Chennai Centre for China Studies
- Abbreviation: C3S
- Formation: 4 April 2008
- Headquarters: Chennai Centre for China Studies, No.37 TTK Road, CIT Colony, Alwarpet, Chennai-600018 Tamil Nadu, India
- Location: Chennai, India;
- Region served: India
- Director General: Commodore R. Seshadri Vasan
- Key people: Ambassador M. Ganapathi M. R. Sivaraman, IAS L. V. Krishnan Col.
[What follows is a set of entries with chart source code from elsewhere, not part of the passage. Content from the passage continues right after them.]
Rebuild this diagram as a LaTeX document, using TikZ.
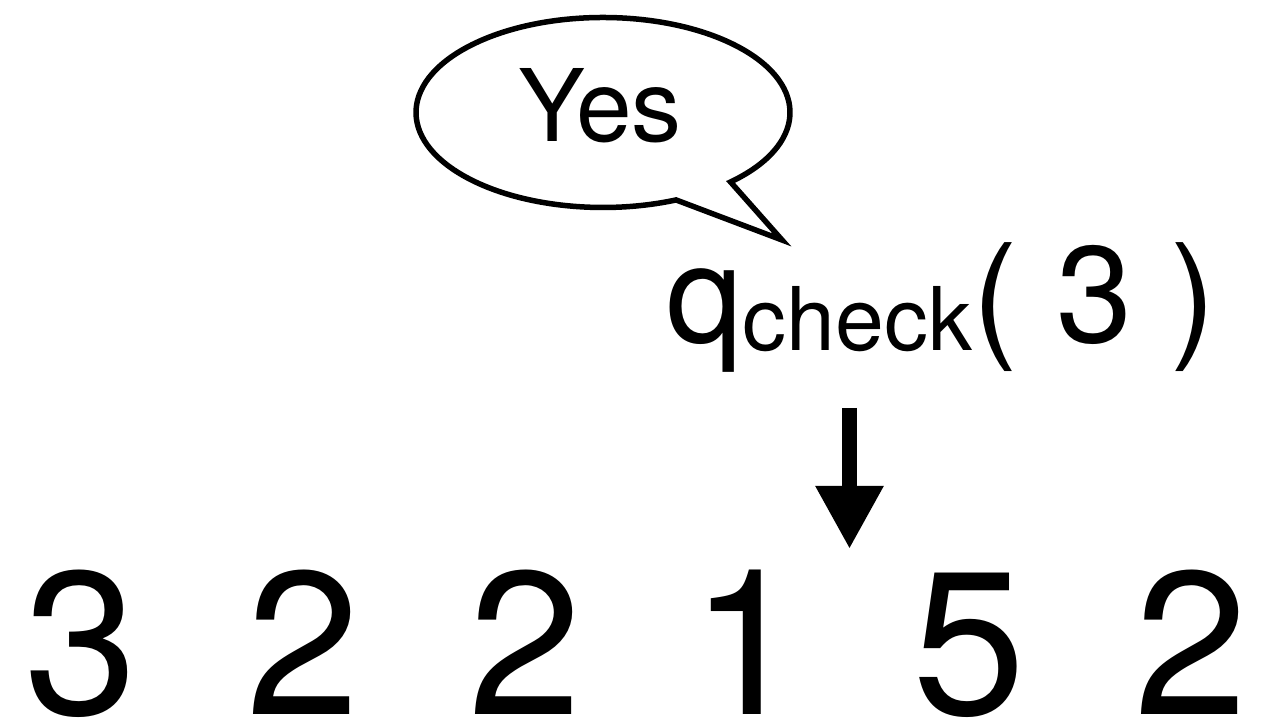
\documentclass[tikz,border=0pt]{standalone}
\usepackage{fontspec}
\setmainfont{TeX Gyre Heros}
\usetikzlibrary{arrows.meta}

\begin{document}
\begin{tikzpicture}[
    every node/.style={inner sep=0pt},
    >=Stealth,
    digit/.style={anchor=base, font=\fontsize{58}{60}\selectfont},
    bubble line/.style={line width=0.055cm, line join=miter},
]

% Canvas
\useasboundingbox (0,0) rectangle (12.61,7.25);

% === Array of values ===
\foreach \v [count=\i] in {3,2,2,1,5,2} {
    \node[digit] (v\i) at ({0.815+2.22*(\i-1)}, 0.1) {\v};
}

% === Query ===
\node[anchor=base west, font=\fontsize{39}{44}\selectfont] (query) at (6.66, 3.82)
      {q\raisebox{-2pt}{\fontsize{25}{28}\selectfont check}( 3 )};

% Pointer into the gap
\coordinate (ptop) at (8.495, 3.17);
\coordinate (pgap) at (8.495, 1.76);
\draw[-{Triangle[length=0.63cm, width=0.64cm]}, line width=0.15cm] (ptop) -- (pgap);

% === Speech bubble ===
\coordinate (bubble) at (6.03, 6.125);
\coordinate (tail) at (7.82, 4.85);
\draw[bubble line] (bubble) ++(-47:1.87 and 0.95)
      arc[start angle=-47, end angle=293, x radius=1.87, y radius=0.95] -- (tail) -- cycle;
\node[anchor=base, font=\fontsize{28.5}{32}\selectfont] (answer) at (6.00, 5.83) {Yes};

\end{tikzpicture}
\end{document}
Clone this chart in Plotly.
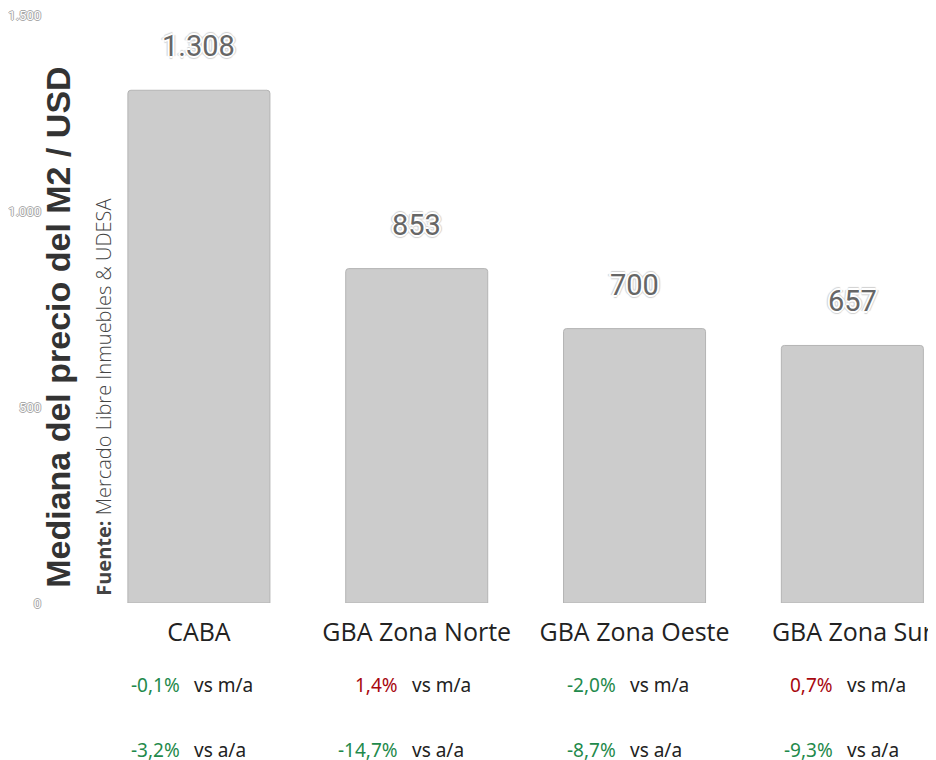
import plotly.graph_objects as go

# data
zonas = ["CABA", "GBA Zona Norte", "GBA Zona Oeste", "GBA Zona Sur"]
mediana_usd = [1308, 853, 700, 657]
var_mensual = ["-0,1%", "1,4%", "-2,0%", "0,7%"]
var_anual = ["-3,2%", "-14,7%", "-8,7%", "-9,3%"]
y_ticks = [0, 500, 1000, 1500]

VERDE = "#1f8a4c"
ROJO = "#a8080f"

HALO = (
    "2px 0 0 #fff, -2px 0 0 #fff, 0 2px 0 #fff, 0 -2px 0 #fff, "
    "3px 0 1px #d0d0d0, -3px 0 1px #d0d0d0, 0 3px 1px #d0d0d0, 0 -3px 1px #d0d0d0"
)


def color_var(txt):
    return VERDE if txt.startswith("-") else ROJO


def miles(v):
    return f"{v:,}".replace(",", ".")


fig = go.Figure()

fig.add_trace(
    go.Bar(
        x=zonas,
        y=mediana_usd,
        width=0.652,
        marker=dict(color="#cccccc", line=dict(color="#b4b4b4", width=1), cornerradius=3),
        showlegend=False,
        hoverinfo="skip",
    )
)

annotations = []

# bar value labels
for z, v in zip(zonas, mediana_usd):
    annotations.append(
        dict(
            x=z,
            y=v,
            text=miles(v),
            showarrow=False,
            yshift=44,
            xanchor="center",
            yanchor="middle",
            font=dict(family="Roboto", size=29, color="#666666", shadow=HALO),
        )
    )

# variations below each category
for z, m, a in zip(zonas, var_mensual, var_anual):
    for pct, sufijo, yy in [(m, "vs m/a", -0.1395), (a, "vs a/a", -0.25)]:
        annotations.append(
            dict(
                x=z, y=yy, xref="x", yref="paper",
                xshift=-17, xanchor="right", yanchor="middle",
                text=pct, showarrow=False,
                font=dict(family="Noto Sans", size=19, color=color_var(pct)),
            )
        )
        annotations.append(
            dict(
                x=z, y=yy, xref="x", yref="paper",
                xshift=-7, xanchor="left", yanchor="middle",
                text=sufijo, showarrow=False,
                font=dict(family="Noto Sans", size=19, color="#222222"),
            )
        )

# axis title and source
annotations.append(
    dict(
        x=0, y=0.468, xref="paper", yref="paper",
        xshift=-32, xanchor="center", yanchor="middle",
        text="<b>Mediana del precio del M2 / USD</b>",
        textangle=-90, showarrow=False,
        font=dict(family="Liberation Sans", size=34, color="#333333"),
    )
)
annotations.append(
    dict(
        x=0, y=0.349, xref="paper", yref="paper",
        xshift=14, xanchor="center", yanchor="middle",
        text="<b>Fuente:</b> Mercado Libre Inmuebles & UDESA",
        textangle=-90, showarrow=False,
        font=dict(family="Open Sans", size=20, color="#444444", weight=300),
    )
)

fig.update_layout(
    width=928,
    height=752,
    margin=dict(l=82, r=0, t=7, b=157),
    plot_bgcolor="white",
    paper_bgcolor="white",
    separators=",.",
    annotations=annotations,
    xaxis=dict(
        type="category",
        range=[-0.5, 3.384],
        showgrid=False,
        showline=False,
        ticks="",
        ticklabelstandoff=12,
        tickfont=dict(family="Open Sans", size=25, color="#222222"),
    ),
    yaxis=dict(
        range=[0, 1500],
        tickvals=y_ticks,
        ticktext=[miles(t) for t in y_ticks],
        showgrid=False,
        zeroline=False,
        showline=False,
        ticks="",
        ticklabelstandoff=48,
        ticklabeloverflow="allow",
        tickfont=dict(
            family="Roboto",
            size=13,
            color="white",
            shadow="1px 0 0 #aaa, -1px 0 0 #aaa, 0 1px 0 #aaa, 0 -1px 0 #aaa",
        ),
    ),
)

# the page is exactly the window size, keep scrollbars away
fig.write_html("out.html", post_script="document.body.style.overflow = 'hidden';")
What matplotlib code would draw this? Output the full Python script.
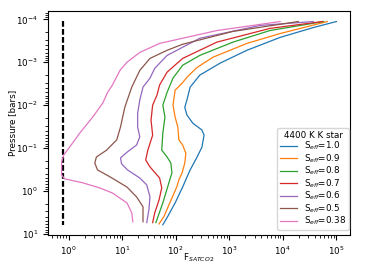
import numpy as np
import matplotlib
matplotlib.use('Agg')
import matplotlib.pyplot as plt

# values, stored as log10(F_SATCO2) and log10(P [bar])
seff_labels = ['1.0', '0.9', '0.8', '0.7', '0.6', '0.5', '0.38']

logf_10 = [5.00, 4.57, 3.95, 3.33, 2.83, 2.45, 2.27, 2.21, 2.17, 2.21, 2.32, 2.49, 2.53, 2.49, 2.40, 2.27, 2.13, 1.99, 1.85, 1.76]
logp_10 = [-3.95, -3.81, -3.58, -3.28, -2.98, -2.70, -2.42, -2.12, -1.95, -1.77, -1.58, -1.42, -1.30, -1.02, -0.79, -0.49, -0.09, 0.28, 0.60, 0.79]

logf_09 = [4.83, 3.95, 3.33, 2.70, 2.40, 2.21, 2.12, 1.99, 1.95, 1.99, 2.04, 2.06, 2.13, 2.19, 2.17, 2.12, 2.06, 2.02, 1.89, 1.78, 1.69]
logp_09 = [-3.95, -3.67, -3.44, -3.12, -2.88, -2.65, -2.51, -2.35, -2.00, -1.72, -1.49, -1.19, -1.07, -0.88, -0.65, -0.42, -0.26, -0.09, 0.28, 0.60, 0.77]

logf_08 = [4.76, 3.76, 3.07, 2.45, 2.13, 1.95, 1.84, 1.76, 1.80, 1.76, 1.74, 1.84, 1.91, 1.93, 1.89, 1.85, 1.76, 1.67, 1.63]
logp_08 = [-3.95, -3.74, -3.47, -3.16, -2.93, -2.63, -2.30, -2.00, -1.72, -1.35, -0.95, -0.79, -0.65, -0.42, -0.26, -0.09, 0.28, 0.60, 0.74]

logf_07 = [4.74, 3.76, 2.77, 2.13, 1.84, 1.70, 1.65, 1.57, 1.54, 1.57, 1.48, 1.44, 1.52, 1.70, 1.74, 1.69, 1.61, 1.57]
logp_07 = [-3.95, -3.79, -3.47, -3.09, -2.77, -2.47, -2.23, -2.00, -1.65, -1.30, -0.95, -0.72, -0.56, -0.30, -0.07, 0.21, 0.51, 0.74]

logf_06 = [4.57, 3.58, 2.45, 1.84, 1.61, 1.52, 1.39, 1.33, 1.29, 1.29, 1.33, 1.27, 1.10, 0.97, 0.99, 1.10, 1.33, 1.46, 1.52, 1.50, 1.46]
logp_06 = [-3.95, -3.86, -3.56, -3.16, -2.86, -2.63, -2.42, -2.12, -1.81, -1.49, -1.26, -1.07, -0.91, -0.77, -0.63, -0.49, -0.30, -0.14, 0.14, 0.44, 0.74]

logf_05 = [4.29, 3.07, 2.13, 1.84, 1.52, 1.33, 1.18, 1.05, 0.97, 0.90, 0.71, 0.52, 0.49, 0.54, 0.77, 1.09, 1.27, 1.39, 1.39]
logp_05 = [-3.95, -3.72, -3.42, -3.28, -3.09, -2.81, -2.42, -1.95, -1.49, -1.19, -0.95, -0.79, -0.65, -0.49, -0.33, -0.09, 0.14, 0.37, 0.72]

logf_038 = [3.95, 2.77, 1.70, 1.33, 1.09, 0.96, 0.82, 0.73, 0.64, 0.45, 0.21, 0.02, -0.09, -0.13, -0.13, -0.07, 0.26, 0.58, 0.82, 1.09, 1.18, 1.20]
logp_038 = [-3.95, -3.74, -3.44, -3.23, -3.00, -2.81, -2.47, -2.30, -2.05, -1.72, -1.35, -1.02, -0.84, -0.67, -0.37, -0.28, -0.19, -0.07, 0.05, 0.28, 0.51, 0.72]

# saturation limit (vertical dashed line)
sat_f = [0.78, 0.78]
sat_p = [1.1e-4, 6.2]

curves = [(logf_10, logp_10), (logf_09, logp_09), (logf_08, logp_08), (logf_07, logp_07),
          (logf_06, logp_06), (logf_05, logp_05), (logf_038, logp_038)]

plt.rcParams['font.size'] = 6.3

fig = plt.figure(figsize=(3.89, 2.68), dpi=100)
ax = fig.add_axes([0.123, 0.123, 0.777, 0.836])

ax.plot(sat_f, sat_p, color='black', linestyle='--', linewidth=1.6, dashes=(2.6, 1.0))
for (lf, lp), lab in zip(curves, seff_labels):
    ax.plot(10 ** np.array(lf), 10 ** np.array(lp), linewidth=0.9,
            label='S$_{eff}$=' + lab)

ax.set_xscale('log')
ax.set_yscale('log')
ax.invert_yaxis()
ax.set_xlabel('F$_{SATCO2}$')
ax.xaxis.set_label_coords(0.5, -0.075)
ax.set_ylabel('Pressure [bars]')
ax.yaxis.set_label_coords(-0.1, 0.5)
ax.tick_params(labelsize=6.3)

h, l = ax.get_legend_handles_labels()
ax.legend(h, l, loc='lower right', bbox_to_anchor=(0.997, 0.022), borderaxespad=0,
          title='4400 K K star', fontsize=6.3, title_fontsize=6.3,
          labelspacing=0.0, borderpad=0.3)

plt.savefig('out.png', dpi=100)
R. Hariharan, VSM Sridharan Subramanyam Rajaram Muthukrishnan Sunil Rallan
- Website: www.c3sindia.org

= Chennai Centre for China Studies =

Indian think tank

The Chennai Centre for China Studies (C3S) is an Indian think tank that carries out research on developments in China offering a peninsular perspective and assigns priority to Indian policy interests.

== History ==
C3S was registered under the Tamil Nadu Societies Registration Act (1975) in 2008 and is a non-profit organization.

== Areas of research ==
- Business and Economics
- Defence and Security
- Geopolitics and Strategy
- Society and Politics
- Science and Technology
- Human Rights and Law
- Culture and History
- Environment and Health

== Young Minds of C3S ==
The Young Minds of C3S is an initiative taken by C3S that is designed to encourage a younger generation of China-oriented scholars to contribute to the academic and technical conversation around the subject of China and Indo-China relations.